> Recorded information
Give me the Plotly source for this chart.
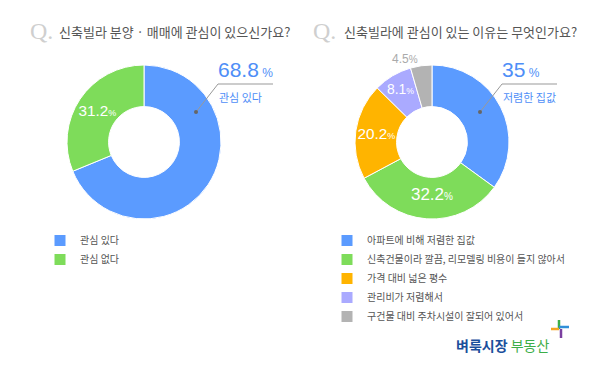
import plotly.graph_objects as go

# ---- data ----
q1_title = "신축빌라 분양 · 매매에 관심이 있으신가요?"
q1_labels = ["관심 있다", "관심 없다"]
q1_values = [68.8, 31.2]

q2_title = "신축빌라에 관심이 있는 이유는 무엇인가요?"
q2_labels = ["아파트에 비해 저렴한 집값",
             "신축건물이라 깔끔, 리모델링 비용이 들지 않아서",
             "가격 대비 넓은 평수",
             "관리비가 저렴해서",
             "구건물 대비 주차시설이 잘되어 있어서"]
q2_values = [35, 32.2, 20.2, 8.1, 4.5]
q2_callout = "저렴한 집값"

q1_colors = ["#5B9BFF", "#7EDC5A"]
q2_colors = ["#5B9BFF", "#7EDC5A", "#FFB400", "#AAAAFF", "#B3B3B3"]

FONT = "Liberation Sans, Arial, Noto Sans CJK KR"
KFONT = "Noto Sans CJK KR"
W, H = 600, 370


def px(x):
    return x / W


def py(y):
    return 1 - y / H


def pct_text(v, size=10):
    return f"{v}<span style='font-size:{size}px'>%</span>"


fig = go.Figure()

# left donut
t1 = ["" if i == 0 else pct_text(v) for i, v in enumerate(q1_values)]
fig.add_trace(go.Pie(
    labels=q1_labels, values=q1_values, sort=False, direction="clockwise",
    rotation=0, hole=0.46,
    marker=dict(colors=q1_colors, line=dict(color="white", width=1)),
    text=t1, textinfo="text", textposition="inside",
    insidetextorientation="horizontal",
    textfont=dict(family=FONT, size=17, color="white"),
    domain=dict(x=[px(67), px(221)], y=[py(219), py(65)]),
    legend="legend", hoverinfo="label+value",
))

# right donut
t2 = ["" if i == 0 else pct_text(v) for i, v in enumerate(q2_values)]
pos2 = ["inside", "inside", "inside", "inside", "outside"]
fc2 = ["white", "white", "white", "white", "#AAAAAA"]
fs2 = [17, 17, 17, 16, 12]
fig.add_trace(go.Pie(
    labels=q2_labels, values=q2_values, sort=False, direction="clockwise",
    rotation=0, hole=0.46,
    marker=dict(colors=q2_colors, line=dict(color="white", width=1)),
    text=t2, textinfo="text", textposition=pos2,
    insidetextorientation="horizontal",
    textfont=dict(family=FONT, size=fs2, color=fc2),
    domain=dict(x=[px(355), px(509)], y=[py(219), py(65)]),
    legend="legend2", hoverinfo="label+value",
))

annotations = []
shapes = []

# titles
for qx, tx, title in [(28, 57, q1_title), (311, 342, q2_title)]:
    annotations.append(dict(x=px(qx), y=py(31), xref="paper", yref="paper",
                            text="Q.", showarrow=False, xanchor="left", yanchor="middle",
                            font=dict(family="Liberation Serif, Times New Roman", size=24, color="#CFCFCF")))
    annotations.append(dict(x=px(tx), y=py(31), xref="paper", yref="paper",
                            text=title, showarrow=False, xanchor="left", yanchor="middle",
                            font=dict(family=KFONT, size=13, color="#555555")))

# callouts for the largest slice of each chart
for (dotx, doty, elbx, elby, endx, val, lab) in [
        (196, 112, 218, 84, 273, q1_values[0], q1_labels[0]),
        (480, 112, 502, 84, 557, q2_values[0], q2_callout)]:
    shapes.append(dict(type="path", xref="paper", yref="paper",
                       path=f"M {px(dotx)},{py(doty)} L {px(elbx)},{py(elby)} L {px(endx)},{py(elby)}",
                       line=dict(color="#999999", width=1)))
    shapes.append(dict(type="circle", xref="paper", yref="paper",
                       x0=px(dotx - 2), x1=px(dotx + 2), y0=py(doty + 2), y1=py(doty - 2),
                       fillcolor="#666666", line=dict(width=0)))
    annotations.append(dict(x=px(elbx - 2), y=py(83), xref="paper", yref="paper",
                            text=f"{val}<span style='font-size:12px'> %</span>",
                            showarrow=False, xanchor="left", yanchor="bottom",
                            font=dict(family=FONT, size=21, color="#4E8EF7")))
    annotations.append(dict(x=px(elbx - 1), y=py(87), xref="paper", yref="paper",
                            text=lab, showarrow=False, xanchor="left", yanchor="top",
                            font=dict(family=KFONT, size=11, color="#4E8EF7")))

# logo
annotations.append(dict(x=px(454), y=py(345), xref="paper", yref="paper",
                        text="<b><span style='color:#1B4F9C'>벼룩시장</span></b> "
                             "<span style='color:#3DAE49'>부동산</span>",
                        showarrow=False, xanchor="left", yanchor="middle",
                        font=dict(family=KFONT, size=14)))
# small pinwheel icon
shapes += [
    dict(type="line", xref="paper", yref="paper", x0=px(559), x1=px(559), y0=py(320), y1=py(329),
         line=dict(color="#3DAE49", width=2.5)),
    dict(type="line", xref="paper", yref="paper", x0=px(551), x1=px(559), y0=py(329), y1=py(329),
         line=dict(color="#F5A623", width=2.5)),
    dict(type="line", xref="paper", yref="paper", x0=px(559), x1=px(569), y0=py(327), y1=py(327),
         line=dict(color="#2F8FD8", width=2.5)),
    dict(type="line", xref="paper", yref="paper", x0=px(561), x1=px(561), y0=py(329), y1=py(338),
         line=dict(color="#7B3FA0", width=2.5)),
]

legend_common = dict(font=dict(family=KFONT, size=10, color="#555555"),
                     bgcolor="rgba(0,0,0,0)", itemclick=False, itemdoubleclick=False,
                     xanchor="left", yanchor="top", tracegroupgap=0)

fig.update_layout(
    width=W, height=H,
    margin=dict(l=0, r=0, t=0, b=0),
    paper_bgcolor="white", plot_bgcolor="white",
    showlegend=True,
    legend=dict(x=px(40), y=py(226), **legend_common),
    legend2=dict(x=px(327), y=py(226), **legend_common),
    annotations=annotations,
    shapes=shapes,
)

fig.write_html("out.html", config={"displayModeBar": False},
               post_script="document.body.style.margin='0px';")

> What to work on
Keep the pictures out of the copy and write out the data exactly as it stands.

> Written answer
Give me the Plotly source for this chart.
import plotly.graph_objects as go

# ---- data ----
q1_title = "신축빌라 분양 · 매매에 관심이 있으신가요?"
q1_labels = ["관심 있다", "관심 없다"]
q1_values = [68.8, 31.2]

q2_title = "신축빌라에 관심이 있는 이유는 무엇인가요?"
q2_labels = ["아파트에 비해 저렴한 집값",
             "신축건물이라 깔끔, 리모델링 비용이 들지 않아서",
             "가격 대비 넓은 평수",
             "관리비가 저렴해서",
             "구건물 대비 주차시설이 잘되어 있어서"]
q2_values = [35, 32.2, 20.2, 8.1, 4.5]
q2_callout = "저렴한 집값"

q1_colors = ["#5B9BFF", "#7EDC5A"]
q2_colors = ["#5B9BFF", "#7EDC5A", "#FFB400", "#AAAAFF", "#B3B3B3"]

FONT = "Liberation Sans, Arial, Noto Sans CJK KR"
KFONT = "Noto Sans CJK KR"
W, H = 600, 370


def px(x):
    return x / W


def py(y):
    return 1 - y / H


def pct_text(v, size=10):
    return f"{v}<span style='font-size:{size}px'>%</span>"


fig = go.Figure()

# left donut
t1 = ["" if i == 0 else pct_text(v) for i, v in enumerate(q1_values)]
fig.add_trace(go.Pie(
    labels=q1_labels, values=q1_values, sort=False, direction="clockwise",
    rotation=0, hole=0.46,
    marker=dict(colors=q1_colors, line=dict(color="white", width=1)),
    text=t1, textinfo="text", textposition="inside",
    insidetextorientation="horizontal",
    textfont=dict(family=FONT, size=17, color="white"),
    domain=dict(x=[px(67), px(221)], y=[py(219), py(65)]),
    legend="legend", hoverinfo="label+value",
))

# right donut
t2 = ["" if i == 0 else pct_text(v) for i, v in enumerate(q2_values)]
pos2 = ["inside", "inside", "inside", "inside", "outside"]
fc2 = ["white", "white", "white", "white", "#AAAAAA"]
fs2 = [17, 17, 17, 16, 12]
fig.add_trace(go.Pie(
    labels=q2_labels, values=q2_values, sort=False, direction="clockwise",
    rotation=0, hole=0.46,
    marker=dict(colors=q2_colors, line=dict(color="white", width=1)),
    text=t2, textinfo="text", textposition=pos2,
    insidetextorientation="horizontal",
    textfont=dict(family=FONT, size=fs2, color=fc2),
    domain=dict(x=[px(355), px(509)], y=[py(219), py(65)]),
    legend="legend2", hoverinfo="label+value",
))

annotations = []
shapes = []

# titles
for qx, tx, title in [(28, 57, q1_title), (311, 342, q2_title)]:
    annotations.append(dict(x=px(qx), y=py(31), xref="paper", yref="paper",
                            text="Q.", showarrow=False, xanchor="left", yanchor="middle",
                            font=dict(family="Liberation Serif, Times New Roman", size=24, color="#CFCFCF")))
    annotations.append(dict(x=px(tx), y=py(31), xref="paper", yref="paper",
                            text=title, showarrow=False, xanchor="left", yanchor="middle",
                            font=dict(family=KFONT, size=13, color="#555555")))

# callouts for the largest slice of each chart
for (dotx, doty, elbx, elby, endx, val, lab) in [
        (196, 112, 218, 84, 273, q1_values[0], q1_labels[0]),
        (480, 112, 502, 84, 557, q2_values[0], q2_callout)]:
    shapes.append(dict(type="path", xref="paper", yref="paper",
                       path=f"M {px(dotx)},{py(doty)} L {px(elbx)},{py(elby)} L {px(endx)},{py(elby)}",
                       line=dict(color="#999999", width=1)))
    shapes.append(dict(type="circle", xref="paper", yref="paper",
                       x0=px(dotx - 2), x1=px(dotx + 2), y0=py(doty + 2), y1=py(doty - 2),
                       fillcolor="#666666", line=dict(width=0)))
    annotations.append(dict(x=px(elbx - 2), y=py(83), xref="paper", yref="paper",
                            text=f"{val}<span style='font-size:12px'> %</span>",
                            showarrow=False, xanchor="left", yanchor="bottom",
                            font=dict(family=FONT, size=21, color="#4E8EF7")))
    annotations.append(dict(x=px(elbx - 1), y=py(87), xref="paper", yref="paper",
                            text=lab, showarrow=False, xanchor="left", yanchor="top",
                            font=dict(family=KFONT, size=11, color="#4E8EF7")))

# logo
annotations.append(dict(x=px(454), y=py(345), xref="paper", yref="paper",
                        text="<b><span style='color:#1B4F9C'>벼룩시장</span></b> "
                             "<span style='color:#3DAE49'>부동산</span>",
                        showarrow=False, xanchor="left", yanchor="middle",
                        font=dict(family=KFONT, size=14)))
# small pinwheel icon
shapes += [
    dict(type="line", xref="paper", yref="paper", x0=px(559), x1=px(559), y0=py(320), y1=py(329),
         line=dict(color="#3DAE49", width=2.5)),
    dict(type="line", xref="paper", yref="paper", x0=px(551), x1=px(559), y0=py(329), y1=py(329),
         line=dict(color="#F5A623", width=2.5)),
    dict(type="line", xref="paper", yref="paper", x0=px(559), x1=px(569), y0=py(327), y1=py(327),
         line=dict(color="#2F8FD8", width=2.5)),
    dict(type="line", xref="paper", yref="paper", x0=px(561), x1=px(561), y0=py(329), y1=py(338),
         line=dict(color="#7B3FA0", width=2.5)),
]

legend_common = dict(font=dict(family=KFONT, size=10, color="#555555"),
                     bgcolor="rgba(0,0,0,0)", itemclick=False, itemdoubleclick=False,
                     xanchor="left", yanchor="top", tracegroupgap=0)

fig.update_layout(
    width=W, height=H,
    margin=dict(l=0, r=0, t=0, b=0),
    paper_bgcolor="white", plot_bgcolor="white",
    showlegend=True,
    legend=dict(x=px(40), y=py(226), **legend_common),
    legend2=dict(x=px(327), y=py(226), **legend_common),
    annotations=annotations,
    shapes=shapes,
)

fig.write_html("out.html", config={"displayModeBar": False},
               post_script="document.body.style.margin='0px';")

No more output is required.